■ To be done: Working from the data below, reproduce exactly the lines starting at the one that holds "Rebuild this chart" and ending at the one that holds "const thresholdLevel = [60, 60];". Pictures are excluded.

■ Extracted records:
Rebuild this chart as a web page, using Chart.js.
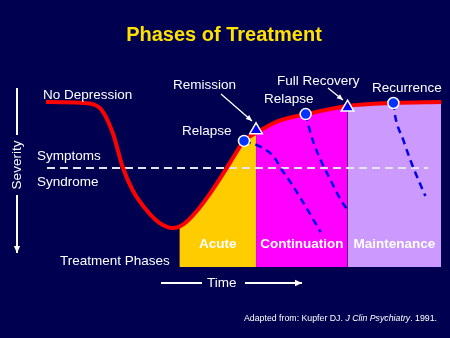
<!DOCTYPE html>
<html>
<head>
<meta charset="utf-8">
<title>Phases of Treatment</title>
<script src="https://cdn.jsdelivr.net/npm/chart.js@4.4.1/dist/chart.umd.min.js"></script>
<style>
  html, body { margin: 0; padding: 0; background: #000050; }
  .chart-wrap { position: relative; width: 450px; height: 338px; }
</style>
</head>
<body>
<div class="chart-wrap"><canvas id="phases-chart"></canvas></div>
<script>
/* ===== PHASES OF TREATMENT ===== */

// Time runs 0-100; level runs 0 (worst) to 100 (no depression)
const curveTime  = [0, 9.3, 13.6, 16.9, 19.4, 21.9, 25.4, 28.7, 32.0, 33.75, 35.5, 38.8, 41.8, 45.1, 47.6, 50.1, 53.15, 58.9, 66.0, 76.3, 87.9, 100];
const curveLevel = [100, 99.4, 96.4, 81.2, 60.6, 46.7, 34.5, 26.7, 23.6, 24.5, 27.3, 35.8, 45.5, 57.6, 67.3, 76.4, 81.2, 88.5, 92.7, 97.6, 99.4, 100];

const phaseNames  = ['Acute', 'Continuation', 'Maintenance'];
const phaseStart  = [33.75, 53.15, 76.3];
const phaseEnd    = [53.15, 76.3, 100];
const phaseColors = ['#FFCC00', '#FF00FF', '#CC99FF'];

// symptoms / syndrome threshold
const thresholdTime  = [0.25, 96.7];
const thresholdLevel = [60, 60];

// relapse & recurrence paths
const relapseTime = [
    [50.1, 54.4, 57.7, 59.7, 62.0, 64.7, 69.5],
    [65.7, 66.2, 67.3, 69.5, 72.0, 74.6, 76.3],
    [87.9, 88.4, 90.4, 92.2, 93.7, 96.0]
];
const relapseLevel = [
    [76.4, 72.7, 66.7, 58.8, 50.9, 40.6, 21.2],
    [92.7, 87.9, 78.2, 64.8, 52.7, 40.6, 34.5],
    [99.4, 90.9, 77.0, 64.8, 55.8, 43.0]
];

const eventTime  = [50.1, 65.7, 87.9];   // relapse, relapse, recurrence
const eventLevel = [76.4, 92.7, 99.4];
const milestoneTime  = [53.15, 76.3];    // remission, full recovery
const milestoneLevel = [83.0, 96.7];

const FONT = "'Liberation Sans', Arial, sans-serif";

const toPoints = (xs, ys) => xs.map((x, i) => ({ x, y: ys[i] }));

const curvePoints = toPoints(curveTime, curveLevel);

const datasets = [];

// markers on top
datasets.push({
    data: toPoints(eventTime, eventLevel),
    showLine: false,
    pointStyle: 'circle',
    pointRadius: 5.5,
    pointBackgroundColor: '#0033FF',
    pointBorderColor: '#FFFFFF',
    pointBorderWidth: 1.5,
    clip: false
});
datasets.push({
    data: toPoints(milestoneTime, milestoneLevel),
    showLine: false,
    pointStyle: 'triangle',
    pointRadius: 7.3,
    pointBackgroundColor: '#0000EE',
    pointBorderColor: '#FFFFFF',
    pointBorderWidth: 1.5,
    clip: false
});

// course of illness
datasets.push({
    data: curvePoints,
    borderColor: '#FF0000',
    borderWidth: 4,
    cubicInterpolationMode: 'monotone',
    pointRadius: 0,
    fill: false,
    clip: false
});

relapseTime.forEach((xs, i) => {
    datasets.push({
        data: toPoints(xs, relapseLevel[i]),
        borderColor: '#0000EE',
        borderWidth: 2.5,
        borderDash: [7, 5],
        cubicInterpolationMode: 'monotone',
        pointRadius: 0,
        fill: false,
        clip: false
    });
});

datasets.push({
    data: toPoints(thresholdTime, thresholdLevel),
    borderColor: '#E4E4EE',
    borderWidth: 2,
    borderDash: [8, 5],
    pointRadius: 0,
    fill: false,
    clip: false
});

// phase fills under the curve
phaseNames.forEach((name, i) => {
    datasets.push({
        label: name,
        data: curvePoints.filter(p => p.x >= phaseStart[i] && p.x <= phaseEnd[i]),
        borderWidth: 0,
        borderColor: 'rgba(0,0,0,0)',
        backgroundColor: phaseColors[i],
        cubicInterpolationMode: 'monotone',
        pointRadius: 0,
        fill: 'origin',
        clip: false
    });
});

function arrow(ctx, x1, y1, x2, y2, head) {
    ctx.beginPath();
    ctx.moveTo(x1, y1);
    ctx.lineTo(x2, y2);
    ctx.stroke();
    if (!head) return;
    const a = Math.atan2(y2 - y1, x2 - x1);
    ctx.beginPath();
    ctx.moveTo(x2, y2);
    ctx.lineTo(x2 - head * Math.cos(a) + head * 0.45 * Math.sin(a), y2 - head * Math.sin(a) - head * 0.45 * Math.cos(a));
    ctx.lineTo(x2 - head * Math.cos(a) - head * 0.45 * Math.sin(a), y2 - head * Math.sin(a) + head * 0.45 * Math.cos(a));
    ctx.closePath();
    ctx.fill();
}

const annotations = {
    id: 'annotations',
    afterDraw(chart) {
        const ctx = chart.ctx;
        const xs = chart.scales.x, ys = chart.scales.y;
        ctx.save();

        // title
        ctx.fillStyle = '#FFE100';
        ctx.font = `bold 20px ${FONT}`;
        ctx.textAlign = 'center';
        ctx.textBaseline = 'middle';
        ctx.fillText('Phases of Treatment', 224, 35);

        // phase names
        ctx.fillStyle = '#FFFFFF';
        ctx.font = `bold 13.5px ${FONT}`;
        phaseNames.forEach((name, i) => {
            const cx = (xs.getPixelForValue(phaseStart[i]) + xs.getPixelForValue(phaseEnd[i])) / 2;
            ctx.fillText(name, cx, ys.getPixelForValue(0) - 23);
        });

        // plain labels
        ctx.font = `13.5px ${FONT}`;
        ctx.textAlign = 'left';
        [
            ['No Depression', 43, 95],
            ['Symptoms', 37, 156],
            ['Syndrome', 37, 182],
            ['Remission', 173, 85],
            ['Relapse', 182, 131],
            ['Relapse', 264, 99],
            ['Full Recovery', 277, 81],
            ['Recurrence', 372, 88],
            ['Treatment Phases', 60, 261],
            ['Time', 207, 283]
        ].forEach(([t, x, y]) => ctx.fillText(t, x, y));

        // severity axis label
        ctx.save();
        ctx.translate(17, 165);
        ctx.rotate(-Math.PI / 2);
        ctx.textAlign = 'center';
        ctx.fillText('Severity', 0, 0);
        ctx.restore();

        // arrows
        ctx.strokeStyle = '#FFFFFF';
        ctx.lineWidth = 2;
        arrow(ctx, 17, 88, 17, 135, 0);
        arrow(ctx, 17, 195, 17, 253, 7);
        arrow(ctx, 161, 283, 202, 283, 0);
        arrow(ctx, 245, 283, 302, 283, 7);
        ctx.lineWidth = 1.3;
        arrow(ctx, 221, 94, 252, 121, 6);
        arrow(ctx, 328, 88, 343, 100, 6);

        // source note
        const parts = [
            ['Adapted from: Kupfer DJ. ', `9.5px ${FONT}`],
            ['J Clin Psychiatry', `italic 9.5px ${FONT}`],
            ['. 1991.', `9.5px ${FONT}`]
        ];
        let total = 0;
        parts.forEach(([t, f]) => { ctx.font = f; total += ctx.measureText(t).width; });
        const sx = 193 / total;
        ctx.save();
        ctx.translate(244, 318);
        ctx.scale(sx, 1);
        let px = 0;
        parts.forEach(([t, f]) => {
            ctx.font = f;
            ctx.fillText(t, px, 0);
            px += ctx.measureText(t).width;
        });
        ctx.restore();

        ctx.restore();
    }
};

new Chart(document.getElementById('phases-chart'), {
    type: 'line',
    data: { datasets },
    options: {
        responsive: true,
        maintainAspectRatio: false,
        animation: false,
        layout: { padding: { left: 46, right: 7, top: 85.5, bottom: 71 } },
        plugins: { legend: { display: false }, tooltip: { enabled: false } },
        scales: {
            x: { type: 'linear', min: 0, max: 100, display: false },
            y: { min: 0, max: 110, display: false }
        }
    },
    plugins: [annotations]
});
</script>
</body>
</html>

==

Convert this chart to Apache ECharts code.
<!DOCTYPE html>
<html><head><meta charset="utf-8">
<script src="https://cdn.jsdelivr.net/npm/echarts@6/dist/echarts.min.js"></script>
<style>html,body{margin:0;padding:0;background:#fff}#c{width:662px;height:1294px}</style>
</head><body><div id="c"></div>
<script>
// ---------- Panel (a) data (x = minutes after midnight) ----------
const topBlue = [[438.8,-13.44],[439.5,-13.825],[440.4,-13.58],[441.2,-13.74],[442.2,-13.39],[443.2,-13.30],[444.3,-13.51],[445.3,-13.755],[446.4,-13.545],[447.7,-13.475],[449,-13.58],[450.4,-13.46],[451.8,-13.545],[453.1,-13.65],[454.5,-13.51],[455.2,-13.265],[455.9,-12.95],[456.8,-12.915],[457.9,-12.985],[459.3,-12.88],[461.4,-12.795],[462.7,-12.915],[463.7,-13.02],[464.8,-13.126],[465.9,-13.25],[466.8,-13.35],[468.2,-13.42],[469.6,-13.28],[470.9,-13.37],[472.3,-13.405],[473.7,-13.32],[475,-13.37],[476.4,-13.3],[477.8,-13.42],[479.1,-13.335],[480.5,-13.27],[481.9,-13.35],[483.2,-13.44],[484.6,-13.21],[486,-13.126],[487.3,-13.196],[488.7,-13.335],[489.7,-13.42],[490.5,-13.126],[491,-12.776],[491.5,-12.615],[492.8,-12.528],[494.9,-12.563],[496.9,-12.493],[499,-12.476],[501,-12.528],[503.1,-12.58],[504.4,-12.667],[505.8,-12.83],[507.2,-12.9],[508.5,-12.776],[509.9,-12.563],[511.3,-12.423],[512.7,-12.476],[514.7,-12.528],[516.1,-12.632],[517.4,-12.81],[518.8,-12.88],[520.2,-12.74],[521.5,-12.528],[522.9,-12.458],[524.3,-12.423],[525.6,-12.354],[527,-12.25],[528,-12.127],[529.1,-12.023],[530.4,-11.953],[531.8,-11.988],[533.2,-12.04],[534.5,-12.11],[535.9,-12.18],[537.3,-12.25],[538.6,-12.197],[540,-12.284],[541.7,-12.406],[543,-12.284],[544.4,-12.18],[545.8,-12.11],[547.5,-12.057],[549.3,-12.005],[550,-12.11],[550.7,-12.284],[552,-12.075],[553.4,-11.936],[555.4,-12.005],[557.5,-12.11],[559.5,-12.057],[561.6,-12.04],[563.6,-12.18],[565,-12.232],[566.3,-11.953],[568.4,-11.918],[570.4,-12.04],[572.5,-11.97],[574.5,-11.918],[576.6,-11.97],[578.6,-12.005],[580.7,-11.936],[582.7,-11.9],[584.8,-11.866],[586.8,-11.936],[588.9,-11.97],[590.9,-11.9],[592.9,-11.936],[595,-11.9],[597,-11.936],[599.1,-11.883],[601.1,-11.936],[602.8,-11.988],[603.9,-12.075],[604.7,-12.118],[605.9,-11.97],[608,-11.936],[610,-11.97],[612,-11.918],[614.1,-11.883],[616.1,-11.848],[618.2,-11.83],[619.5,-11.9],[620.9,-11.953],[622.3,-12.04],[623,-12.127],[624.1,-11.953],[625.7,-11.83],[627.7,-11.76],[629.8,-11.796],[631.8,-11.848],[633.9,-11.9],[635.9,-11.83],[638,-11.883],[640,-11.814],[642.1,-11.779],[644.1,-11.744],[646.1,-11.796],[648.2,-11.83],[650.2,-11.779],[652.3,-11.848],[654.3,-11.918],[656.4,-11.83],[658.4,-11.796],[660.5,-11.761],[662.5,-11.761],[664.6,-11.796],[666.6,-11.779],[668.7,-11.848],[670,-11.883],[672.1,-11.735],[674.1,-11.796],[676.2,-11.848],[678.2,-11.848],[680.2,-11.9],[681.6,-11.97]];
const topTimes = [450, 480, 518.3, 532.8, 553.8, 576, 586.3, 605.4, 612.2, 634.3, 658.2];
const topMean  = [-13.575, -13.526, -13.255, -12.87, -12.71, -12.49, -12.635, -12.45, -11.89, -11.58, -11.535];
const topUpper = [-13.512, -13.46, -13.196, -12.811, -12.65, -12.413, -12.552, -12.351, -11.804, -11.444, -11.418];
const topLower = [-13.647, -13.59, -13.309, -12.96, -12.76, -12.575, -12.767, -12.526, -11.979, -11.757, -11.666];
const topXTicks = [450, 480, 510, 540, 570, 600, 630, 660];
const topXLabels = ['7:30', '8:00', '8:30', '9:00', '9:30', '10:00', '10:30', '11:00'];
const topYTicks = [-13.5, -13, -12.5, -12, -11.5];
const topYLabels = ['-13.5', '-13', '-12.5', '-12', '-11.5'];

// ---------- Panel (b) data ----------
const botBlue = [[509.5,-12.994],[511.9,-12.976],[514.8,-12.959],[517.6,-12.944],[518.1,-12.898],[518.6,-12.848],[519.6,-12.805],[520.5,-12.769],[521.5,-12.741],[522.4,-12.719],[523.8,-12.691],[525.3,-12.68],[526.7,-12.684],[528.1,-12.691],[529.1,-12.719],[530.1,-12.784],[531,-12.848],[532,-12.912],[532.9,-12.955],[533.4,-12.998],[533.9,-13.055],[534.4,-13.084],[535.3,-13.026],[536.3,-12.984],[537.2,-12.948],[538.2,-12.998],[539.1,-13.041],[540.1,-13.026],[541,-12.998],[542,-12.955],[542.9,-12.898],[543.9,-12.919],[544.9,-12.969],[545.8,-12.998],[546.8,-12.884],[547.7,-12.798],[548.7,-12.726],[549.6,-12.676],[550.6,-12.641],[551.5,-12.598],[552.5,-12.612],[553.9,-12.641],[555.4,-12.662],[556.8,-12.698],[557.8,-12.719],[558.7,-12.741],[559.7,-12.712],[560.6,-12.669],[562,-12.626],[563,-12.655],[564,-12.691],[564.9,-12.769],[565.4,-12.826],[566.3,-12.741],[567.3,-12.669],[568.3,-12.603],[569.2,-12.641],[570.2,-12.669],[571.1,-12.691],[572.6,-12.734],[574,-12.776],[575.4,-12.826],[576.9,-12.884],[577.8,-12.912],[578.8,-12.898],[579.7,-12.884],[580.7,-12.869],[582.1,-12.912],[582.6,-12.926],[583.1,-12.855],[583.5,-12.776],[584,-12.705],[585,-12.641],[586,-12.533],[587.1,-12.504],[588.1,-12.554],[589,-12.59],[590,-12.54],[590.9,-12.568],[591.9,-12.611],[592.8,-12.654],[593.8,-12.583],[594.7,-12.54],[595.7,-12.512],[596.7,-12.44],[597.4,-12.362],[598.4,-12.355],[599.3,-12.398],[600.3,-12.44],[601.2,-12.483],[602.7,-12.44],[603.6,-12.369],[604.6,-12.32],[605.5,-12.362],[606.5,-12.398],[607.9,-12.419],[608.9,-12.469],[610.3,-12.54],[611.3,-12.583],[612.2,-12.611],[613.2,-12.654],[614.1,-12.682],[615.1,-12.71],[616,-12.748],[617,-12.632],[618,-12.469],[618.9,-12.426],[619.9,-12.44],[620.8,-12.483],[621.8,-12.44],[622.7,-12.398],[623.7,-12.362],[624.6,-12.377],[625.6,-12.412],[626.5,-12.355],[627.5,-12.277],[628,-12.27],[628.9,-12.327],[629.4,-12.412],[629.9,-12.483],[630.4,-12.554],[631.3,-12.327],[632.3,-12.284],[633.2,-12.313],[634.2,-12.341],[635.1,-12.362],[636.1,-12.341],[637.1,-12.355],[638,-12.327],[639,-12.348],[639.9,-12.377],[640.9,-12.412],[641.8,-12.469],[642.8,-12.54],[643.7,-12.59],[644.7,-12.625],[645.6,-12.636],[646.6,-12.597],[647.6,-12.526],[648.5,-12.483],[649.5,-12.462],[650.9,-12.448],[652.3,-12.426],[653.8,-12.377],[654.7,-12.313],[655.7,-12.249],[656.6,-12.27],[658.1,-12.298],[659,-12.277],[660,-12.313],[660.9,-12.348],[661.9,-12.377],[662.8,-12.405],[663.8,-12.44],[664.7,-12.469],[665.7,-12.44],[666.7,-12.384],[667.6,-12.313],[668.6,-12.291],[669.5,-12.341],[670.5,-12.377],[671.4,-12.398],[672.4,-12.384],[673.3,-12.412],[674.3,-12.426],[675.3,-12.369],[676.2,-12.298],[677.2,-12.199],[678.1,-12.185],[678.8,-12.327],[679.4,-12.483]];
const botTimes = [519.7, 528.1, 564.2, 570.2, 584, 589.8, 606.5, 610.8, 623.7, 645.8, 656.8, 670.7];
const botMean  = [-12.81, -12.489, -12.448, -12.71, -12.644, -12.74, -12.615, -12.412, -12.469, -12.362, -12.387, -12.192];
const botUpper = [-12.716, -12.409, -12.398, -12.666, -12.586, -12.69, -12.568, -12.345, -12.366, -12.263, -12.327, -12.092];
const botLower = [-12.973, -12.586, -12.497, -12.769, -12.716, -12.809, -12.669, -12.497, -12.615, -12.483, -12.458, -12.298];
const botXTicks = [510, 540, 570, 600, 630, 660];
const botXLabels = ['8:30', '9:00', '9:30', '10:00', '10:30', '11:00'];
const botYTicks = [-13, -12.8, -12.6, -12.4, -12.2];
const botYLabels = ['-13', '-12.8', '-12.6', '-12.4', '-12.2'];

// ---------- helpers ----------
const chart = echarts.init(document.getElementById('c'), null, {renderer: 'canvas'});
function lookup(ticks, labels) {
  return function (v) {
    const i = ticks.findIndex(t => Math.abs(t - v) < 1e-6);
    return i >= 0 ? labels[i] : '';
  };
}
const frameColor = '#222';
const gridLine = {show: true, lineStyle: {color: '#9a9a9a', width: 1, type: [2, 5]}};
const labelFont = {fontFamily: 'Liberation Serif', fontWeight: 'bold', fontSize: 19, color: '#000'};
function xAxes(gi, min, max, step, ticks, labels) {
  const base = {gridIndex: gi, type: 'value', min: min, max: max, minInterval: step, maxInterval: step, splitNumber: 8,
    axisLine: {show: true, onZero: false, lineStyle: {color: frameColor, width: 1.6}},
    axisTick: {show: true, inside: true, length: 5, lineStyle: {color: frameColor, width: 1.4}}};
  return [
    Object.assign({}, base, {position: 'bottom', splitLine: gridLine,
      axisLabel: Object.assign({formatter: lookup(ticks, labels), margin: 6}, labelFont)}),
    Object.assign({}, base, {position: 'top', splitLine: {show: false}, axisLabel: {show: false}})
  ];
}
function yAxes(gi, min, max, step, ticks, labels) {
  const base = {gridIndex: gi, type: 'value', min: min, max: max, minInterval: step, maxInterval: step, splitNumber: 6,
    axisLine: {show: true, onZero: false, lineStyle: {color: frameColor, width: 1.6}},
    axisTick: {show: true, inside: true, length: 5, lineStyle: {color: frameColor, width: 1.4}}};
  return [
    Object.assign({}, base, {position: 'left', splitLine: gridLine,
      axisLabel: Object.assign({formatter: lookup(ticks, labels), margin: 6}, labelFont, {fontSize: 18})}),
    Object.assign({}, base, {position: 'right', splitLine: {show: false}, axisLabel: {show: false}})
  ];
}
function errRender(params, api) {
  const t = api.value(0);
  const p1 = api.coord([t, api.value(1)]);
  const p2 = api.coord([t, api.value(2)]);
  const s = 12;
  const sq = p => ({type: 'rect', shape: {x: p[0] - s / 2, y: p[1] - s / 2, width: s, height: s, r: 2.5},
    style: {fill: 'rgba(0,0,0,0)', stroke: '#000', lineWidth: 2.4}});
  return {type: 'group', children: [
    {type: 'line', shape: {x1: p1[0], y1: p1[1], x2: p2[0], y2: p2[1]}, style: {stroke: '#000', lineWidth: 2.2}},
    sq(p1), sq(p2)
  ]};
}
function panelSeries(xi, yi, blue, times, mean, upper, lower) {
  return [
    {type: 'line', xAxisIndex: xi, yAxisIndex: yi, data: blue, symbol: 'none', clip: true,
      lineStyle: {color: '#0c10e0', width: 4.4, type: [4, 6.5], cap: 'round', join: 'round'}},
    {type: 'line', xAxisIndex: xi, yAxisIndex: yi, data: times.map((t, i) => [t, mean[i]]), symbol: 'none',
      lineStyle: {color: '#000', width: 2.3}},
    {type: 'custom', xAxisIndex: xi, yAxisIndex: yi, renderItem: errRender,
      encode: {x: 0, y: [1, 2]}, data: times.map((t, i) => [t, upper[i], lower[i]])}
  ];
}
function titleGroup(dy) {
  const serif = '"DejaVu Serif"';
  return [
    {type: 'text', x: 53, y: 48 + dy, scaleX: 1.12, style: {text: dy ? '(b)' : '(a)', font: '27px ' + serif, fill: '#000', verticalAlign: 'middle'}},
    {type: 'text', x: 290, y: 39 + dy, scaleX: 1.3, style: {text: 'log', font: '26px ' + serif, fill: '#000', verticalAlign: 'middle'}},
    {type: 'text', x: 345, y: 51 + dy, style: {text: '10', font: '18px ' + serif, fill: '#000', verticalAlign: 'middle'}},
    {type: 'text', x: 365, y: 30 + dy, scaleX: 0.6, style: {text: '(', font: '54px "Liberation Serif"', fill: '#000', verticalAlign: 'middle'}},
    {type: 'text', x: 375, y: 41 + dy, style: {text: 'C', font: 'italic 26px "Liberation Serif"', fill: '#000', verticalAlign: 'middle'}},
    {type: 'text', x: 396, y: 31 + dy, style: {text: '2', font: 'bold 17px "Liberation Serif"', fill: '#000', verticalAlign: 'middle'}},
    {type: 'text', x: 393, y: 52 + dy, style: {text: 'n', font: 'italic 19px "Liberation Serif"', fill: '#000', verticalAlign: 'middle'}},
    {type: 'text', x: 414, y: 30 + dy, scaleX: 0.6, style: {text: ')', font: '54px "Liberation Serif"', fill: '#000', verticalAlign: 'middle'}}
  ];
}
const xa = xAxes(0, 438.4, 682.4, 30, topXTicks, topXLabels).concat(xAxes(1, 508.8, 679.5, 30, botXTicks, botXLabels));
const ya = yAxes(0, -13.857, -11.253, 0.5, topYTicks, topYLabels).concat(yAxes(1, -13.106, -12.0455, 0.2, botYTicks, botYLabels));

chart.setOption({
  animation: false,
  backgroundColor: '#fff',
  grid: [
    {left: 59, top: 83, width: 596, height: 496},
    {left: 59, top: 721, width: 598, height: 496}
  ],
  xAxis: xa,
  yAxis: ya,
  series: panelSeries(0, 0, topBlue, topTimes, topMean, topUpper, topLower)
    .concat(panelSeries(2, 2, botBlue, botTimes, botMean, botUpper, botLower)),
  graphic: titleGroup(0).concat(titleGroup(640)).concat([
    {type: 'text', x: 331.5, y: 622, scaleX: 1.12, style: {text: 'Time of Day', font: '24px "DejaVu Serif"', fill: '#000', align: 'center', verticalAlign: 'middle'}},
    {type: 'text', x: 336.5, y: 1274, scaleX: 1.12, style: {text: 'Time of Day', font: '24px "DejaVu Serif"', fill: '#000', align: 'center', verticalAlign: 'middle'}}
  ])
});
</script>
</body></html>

■ Exercise answer:
Rebuild this chart as a web page, using Chart.js.
<!DOCTYPE html>
<html>
<head>
<meta charset="utf-8">
<title>Phases of Treatment</title>
<script src="https://cdn.jsdelivr.net/npm/chart.js@4.4.1/dist/chart.umd.min.js"></script>
<style>
  html, body { margin: 0; padding: 0; background: #000050; }
  .chart-wrap { position: relative; width: 450px; height: 338px; }
</style>
</head>
<body>
<div class="chart-wrap"><canvas id="phases-chart"></canvas></div>
<script>
/* ===== PHASES OF TREATMENT ===== */

// Time runs 0-100; level runs 0 (worst) to 100 (no depression)
const curveTime  = [0, 9.3, 13.6, 16.9, 19.4, 21.9, 25.4, 28.7, 32.0, 33.75, 35.5, 38.8, 41.8, 45.1, 47.6, 50.1, 53.15, 58.9, 66.0, 76.3, 87.9, 100];
const curveLevel = [100, 99.4, 96.4, 81.2, 60.6, 46.7, 34.5, 26.7, 23.6, 24.5, 27.3, 35.8, 45.5, 57.6, 67.3, 76.4, 81.2, 88.5, 92.7, 97.6, 99.4, 100];

const phaseNames  = ['Acute', 'Continuation', 'Maintenance'];
const phaseStart  = [33.75, 53.15, 76.3];
const phaseEnd    = [53.15, 76.3, 100];
const phaseColors = ['#FFCC00', '#FF00FF', '#CC99FF'];

// symptoms / syndrome threshold
const thresholdTime  = [0.25, 96.7];
const thresholdLevel = [60, 60];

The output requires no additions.